The biggest recent “weird shit is big in Japan” trend story was about “bagel heads.” In the Western media, the youth of Japan were all pumping their foreheads full of saline solution to give themselves big bulbous growths.

The bagel head was great clickbait, but the coverage made it seem far more popular in Japan than it actually was. “Bagel heading” is expensive, takes two hours, and looks weird and gross to the Japanese too. It was a trend among only the really hardcore body-modification fans. Most Japanese people had no idea that such thing existed. Most of us in the West didn’t know it originated in Canada.

The palm surgery story is not only big in Japan, but has some sort of weird logic that makes it attractive. It sits at the crossroads of rational scientific practice—namely surgery—and superstition. Even those who practice palmistry find the trend sort of strange.

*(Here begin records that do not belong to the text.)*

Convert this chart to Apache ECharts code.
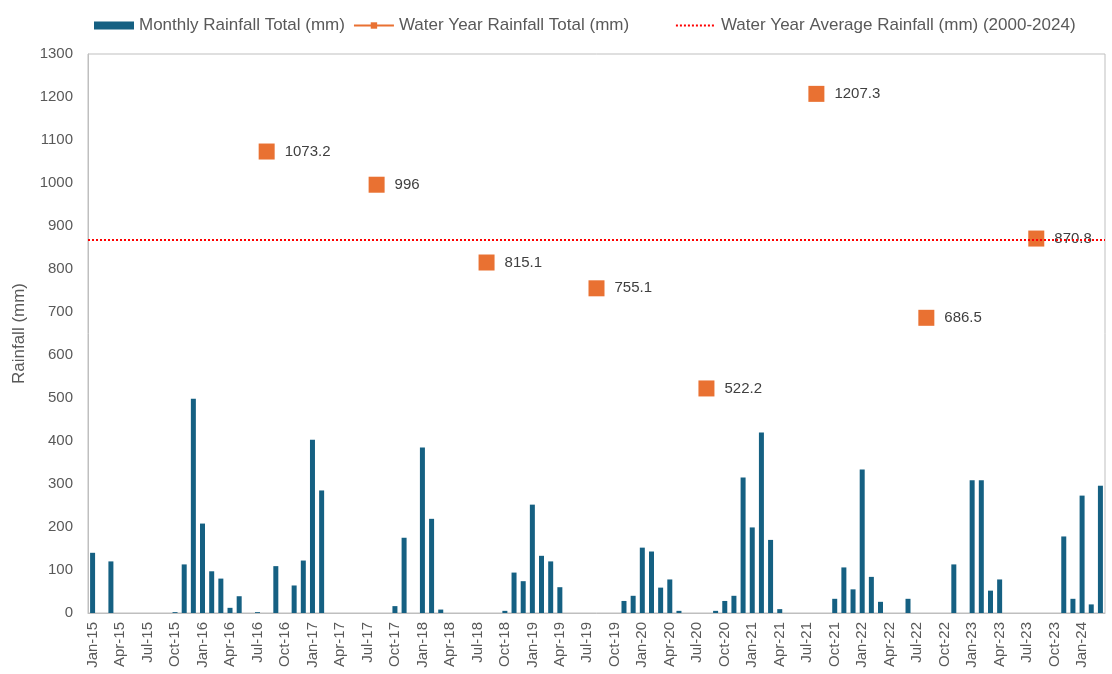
<!DOCTYPE html>
<html>
<head>
<meta charset="utf-8">
<script src="https://cdn.jsdelivr.net/npm/echarts@6/dist/echarts.min.js"></script>
<style>
  html, body { margin: 0; padding: 0; background: #fff; }
  #chart { width: 1112px; height: 674px; }
</style>
</head>
<body>
<div id="chart"></div>
<script>
// month labels Jan-15 .. Mar-24
const monthNames = ['Jan', 'Feb', 'Mar', 'Apr', 'May', 'Jun', 'Jul', 'Aug', 'Sep', 'Oct', 'Nov', 'Dec'];
const years = [15, 16, 17, 18, 19, 20, 21, 22, 23, 24];
const months = [];
years.forEach(y => monthNames.forEach((m, i) => {
  if (y === 24 && i > 2) return;
  months.push(m + '-' + y);
}));

// monthly rainfall (mm)
const monthlyRain = [
  140, 0, 120, 0, 0, 0, 0, 0, 0, 2, 113, 498,      // 2015
  208, 97, 80, 12, 39, 0, 2, 0, 109, 0, 64, 122,   // 2016
  403, 285, 0, 0, 0, 0, 0, 0, 0, 16, 175, 0,       // 2017
  385, 219, 8, 0, 0, 0, 0, 0, 0, 5, 94, 74,        // 2018
  252, 133, 120, 60, 0, 0, 0, 0, 0, 0, 28, 40,     // 2019
  152, 143, 59, 78, 5, 0, 0, 0, 5, 28, 40, 315,    // 2020
  199, 420, 170, 9, 0, 0, 0, 0, 0, 33, 106, 55,    // 2021
  334, 84, 26, 0, 0, 33, 0, 0, 0, 0, 113, 0,       // 2022
  309, 309, 52, 78, 0, 0, 0, 0, 0, 0, 178, 33,     // 2023
  273, 20, 296                                     // 2024
];

// water year totals, plotted at these months
const waterYearMonths = ['Aug-16', 'Aug-17', 'Aug-18', 'Aug-19', 'Aug-20', 'Aug-21', 'Aug-22', 'Aug-23'];
const waterYearTotals = [1073.2, 996, 815.1, 755.1, 522.2, 1207.3, 686.5, 870.8];

const averageRain = 867;

const waterYearData = months.map(m => {
  const i = waterYearMonths.indexOf(m);
  return i >= 0 ? waterYearTotals[i] : null;
});

const font = "'Liberation Sans', Arial, sans-serif";
const grey = '#595959';

const chart = echarts.init(document.getElementById('chart'));

const option = {
  animation: false,
  textStyle: { fontFamily: font },
  legend: {
    top: 12,
    left: 89,
    itemWidth: 40,
    itemHeight: 8,
    itemGap: 8,
    textStyle: { fontSize: 17, color: grey, fontFamily: font },
    // Excel leaves extra room after the second entry
    formatter: name => name === 'Water Year Rainfall Total (mm)' ? name + '\u00a0'.repeat(8) : name,
    data: [
      { name: 'Monthly Rainfall Total (mm)', icon: 'rect' },
      'Water Year Rainfall Total (mm)',
      { name: 'Water Year Average Rainfall (mm) (2000-2024)', itemStyle: { opacity: 0 } }
    ]
  },
  grid: {
    left: 88,
    right: 7,
    top: 54,
    bottom: 61,
    outerBoundsMode: 'none',
    show: true,
    borderColor: '#BFBFBF',
    borderWidth: 1
  },
  xAxis: {
    type: 'category',
    data: months,
    axisLine: { lineStyle: { color: '#BFBFBF' } },
    axisTick: { show: false },
    axisLabel: {
      interval: 2,
      rotate: 90,
      margin: 9,
      fontSize: 15,
      color: grey,
      fontFamily: font
    }
  },
  yAxis: {
    type: 'value',
    min: 0,
    max: 1300,
    interval: 100,
    name: 'Rainfall (mm)',
    nameLocation: 'middle',
    nameGap: 60,
    nameTextStyle: { fontSize: 17, color: grey, fontFamily: font },
    axisLine: { show: true, lineStyle: { color: '#BFBFBF' } },
    axisTick: { show: false },
    splitLine: { show: false },
    axisLabel: {
      fontSize: 15,
      color: grey,
      margin: 15,
      fontFamily: font,
      formatter: v => String(v)
    }
  },
  series: [
    {
      name: 'Monthly Rainfall Total (mm)',
      type: 'bar',
      data: monthlyRain,
      barWidth: 5,
      itemStyle: { color: '#156082' }
    },
    {
      name: 'Water Year Rainfall Total (mm)',
      type: 'line',
      data: waterYearData,
      connectNulls: false,
      showSymbol: true,
      showAllSymbol: true,
      symbol: 'rect',
      symbolSize: 16,
      lineStyle: { color: '#E97132', width: 2 },
      itemStyle: { color: '#E97132' },
      label: {
        show: true,
        position: 'right',
        distance: 10,
        fontSize: 15,
        color: '#404040',
        fontFamily: font
      },
      z: 3
    },
    {
      name: 'Water Year Average Rainfall (mm) (2000-2024)',
      type: 'line',
      data: [],
      symbol: 'none',
      lineStyle: { color: '#FF0000', type: 'dotted', width: 2 },
      itemStyle: { color: '#FF0000' },
      markLine: {
        silent: true,
        symbol: 'none',
        label: { show: false },
        lineStyle: { color: '#FF0000', type: 'dotted', width: 2 },
        data: [{ yAxis: averageRain }]
      },
      z: 4
    }
  ]
};

chart.setOption(option);
</script>
</body>
</html>
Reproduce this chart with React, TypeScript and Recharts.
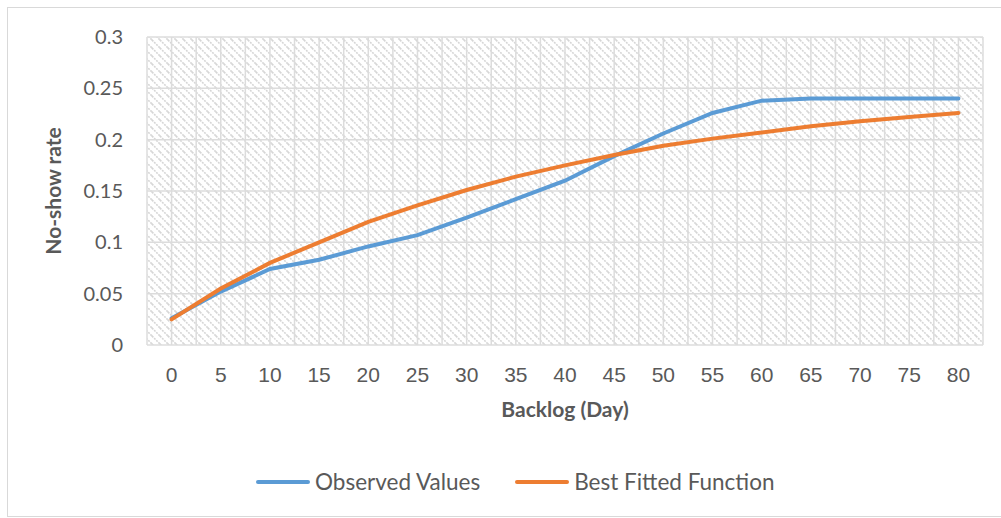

“I read about this surgery and I was very surprised.” Subodh Gupta, a London-based palm reader, told the Daily Mail. “If you want to improve your fortune, take physical actions. So if you want greater health, do some exercise. I have seen people's health lines change after six months of yoga.”

That’s oddly practical, common sense advice from a practitioner of the supernatural.

But then, maybe the palm-modifiers—all 37 or possibly more of them—are more coherent than the skeptics. After all, they believe in the power of lines on their hands altering their fate. If you’re skeptical about palm reading to begin with, why should it matter if the lines have been cut in by electric scalpel? Like, if they’re unnatural, then the lines don’t work?

The most incoherent part is why people who have a thousand bucks to pay for an unnecessary surgery need their money lines extended. The most incomplete part of the story remains the scale. Stories of Japan's impending takeover of the United States have been replaced by stories of China's impending takeover. Rather than recasting the Japanese in a more human light, they now seem to be stuck as exoticized weirdos. I mean, I think tentacle porn is weird, but why should that define a culture?

It's probably time to bust out the electric scalpel and modify the storyline.